The most chilling details
Teenagers are believed to have been picked up while working in farm fields, snatched without documentation, and tossed into this horrific camp. One verified account is of a 15-year old boy with no criminal record who was detained by federal officers and sent in handcuffs to Alligator Alcatraz.
The detention center is far out in the Everglades ,which makes things hard for the people inside and their families. Some of the critical issues people talk about are very tough weather conditions, difficulty communicating with lawyers, families having a hard time reaching their loved ones, concerns about kids being held there, and worries about how the environment and the local community might be affected.
Detainees are frequently transferred across state lines, deported to remote areas without belongings, dropped in unfamiliar regions with no resources, and separated from their families with minimal communication options.
Taylor began using her social media to document her observations, quickly discovering she was not alone in her concerns. Her TikTok posts resonated with many, who shared her dismay over the facility’s conditions and the treatment of detainees.
The Legal Battle:
Taylor mentioned an organization called Friends of the Everglades (@friendsoftheeverglades), which has been fighting the facility’s existence through environmental lawsuits. The facility was technically supposed to be shut down, but Governor DeSantis used emergency management funding to keep it running. A critical January court date could decide its future.

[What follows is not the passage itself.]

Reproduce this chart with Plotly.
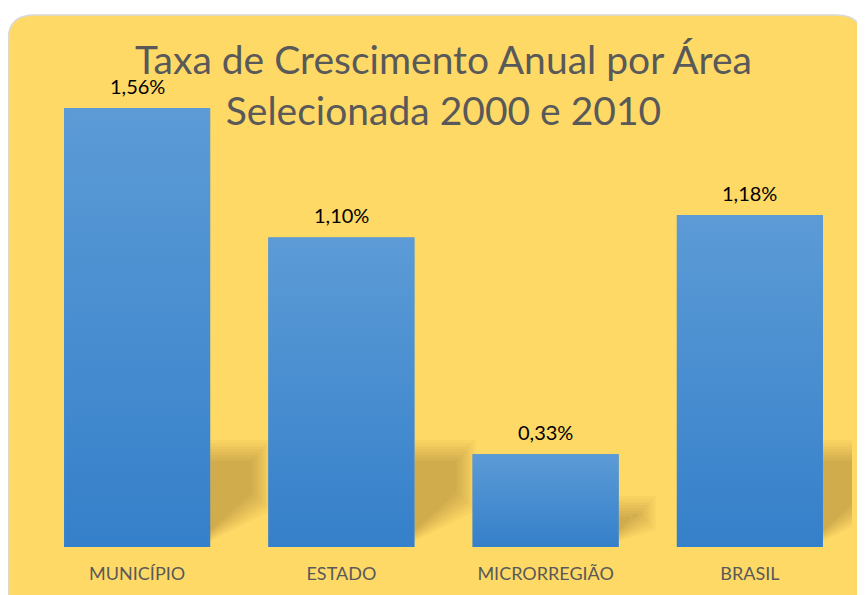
import plotly.graph_objects as go

categories = ["MUNICÍPIO", "ESTADO", "MICRORREGIÃO", "BRASIL"]
values = [1.56, 1.10, 0.33, 1.18]
title_text = "Taxa de Crescimento Anual por Área<br>Selecionada 2000 e 2010"

# the page adds an 8px body margin, so the figure is sized to fit inside it
W, H = 857, 587
L, R, T, B = 27, 13, 52, 48
pw, ph = W - L - R, H - T - B
ymax = ph / 281.4
bargap = 0.285
hw = (1 - bargap) / 2
FONT = "Lato"
xs = list(range(len(categories)))

fig = go.Figure()

# bars (real data) + vertical gradient overlay built from the same values
fig.add_trace(go.Bar(x=xs, y=values, width=1 - bargap,
                     marker=dict(color="#4A8DD1", line=dict(width=0)),
                     hoverinfo="skip", showlegend=False))
for i, v in zip(xs, values):
    fig.add_trace(go.Scatter(
        x=[i - hw, i + hw, i + hw, i - hw, i - hw], y=[0, 0, v, v, 0],
        fill="toself", mode="lines",
        line=dict(width=0, color="rgba(0,0,0,0)"),
        fillgradient=dict(type="vertical",
                          colorscale=[[0, "#3580CA"], [1, "#5C9BD6"]]),
        hoverinfo="skip", showlegend=False))

# value labels
for i, v in zip(xs, values):
    fig.add_annotation(x=i, y=v, xref="x", yref="y",
                       text=f"{v:.2f}".replace(".", ",") + "%",
                       showarrow=False, yanchor="bottom", yshift=8,
                       font=dict(family=FONT, size=20, color="#000000"))

def px2paper(px, py):
    return (px - L) / pw, (H - B - py) / ph

# rounded yellow panel
x0p, y0p = px2paper(0, 7)
x1p, y1p = px2paper(855, 620)
rx, ry = 26 / pw, 26 / ph
path = (f"M {x0p+rx},{y0p} L {x1p-rx},{y0p} Q {x1p},{y0p} {x1p},{y0p-ry} "
        f"L {x1p},{y1p} L {x0p},{y1p} L {x0p},{y0p-ry} Q {x0p},{y0p} {x0p+rx},{y0p} Z")
shapes = [dict(type="path", path=path, xref="paper", yref="paper",
               fillcolor="#FFD966", line=dict(color="#D9D9D9", width=1.5),
               layer="below")]

# soft perspective shadows behind bars
for i, v in zip(xs, values):
    top = min(0.38, 0.55 * v)
    length = min(0.3, 0.55 * v)
    n = 8
    for k in range(n):
        s = k * 0.009
        sx0 = i + hw
        sx1 = sx0 + length - s * 1.5
        t = top - s * 1.2
        shapes.append(dict(
            type="path", xref="x", yref="y", layer="below",
            path=(f"M {sx0},{0.02 + s * 0.6} L {sx0},{t} L {sx1},{t} "
                  f"L {sx1},{0.34 * top + s} Z"),
            fillcolor="rgba(60,45,0,0.032)", line=dict(width=0)))

fig.add_annotation(x=0.5, y=px2paper(0, 26)[1], xref="paper", yref="paper",
                   text=title_text, showarrow=False, yanchor="top",
                   font=dict(family=FONT, size=39, color="#595959"))

fig.update_layout(
    width=W, height=H,
    margin=dict(l=L, r=R, t=T, b=B, pad=0),
    paper_bgcolor="#FFFFFF", plot_bgcolor="rgba(0,0,0,0)",
    shapes=shapes, bargap=bargap,
    xaxis=dict(range=[-0.5, len(categories) - 0.5], tickvals=xs,
               ticktext=categories, showgrid=False, zeroline=False,
               showline=False, ticks="", fixedrange=True,
               ticklabelstandoff=14,
               tickfont=dict(family=FONT, size=18, color="#595959")),
    yaxis=dict(range=[0, ymax], visible=False, fixedrange=True),
    showlegend=False,
)

fig.write_html("out.html")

The activist emphasized the importance of local involvement, urging people to:
Get involved locally
Join ICE watch groups
Offer specific skills
Support organizations like Friends of the Everglades
Her primary message: Everyone can contribute to addressing this humanitarian crisis, and silence is not an option.
Taylor is not looking for hero worship. She’s demanding we pay attention. To the forgotten. To the systemically silenced.
This isn’t just a story about a detention center.
It’s about who we are as a country when nobody is watching.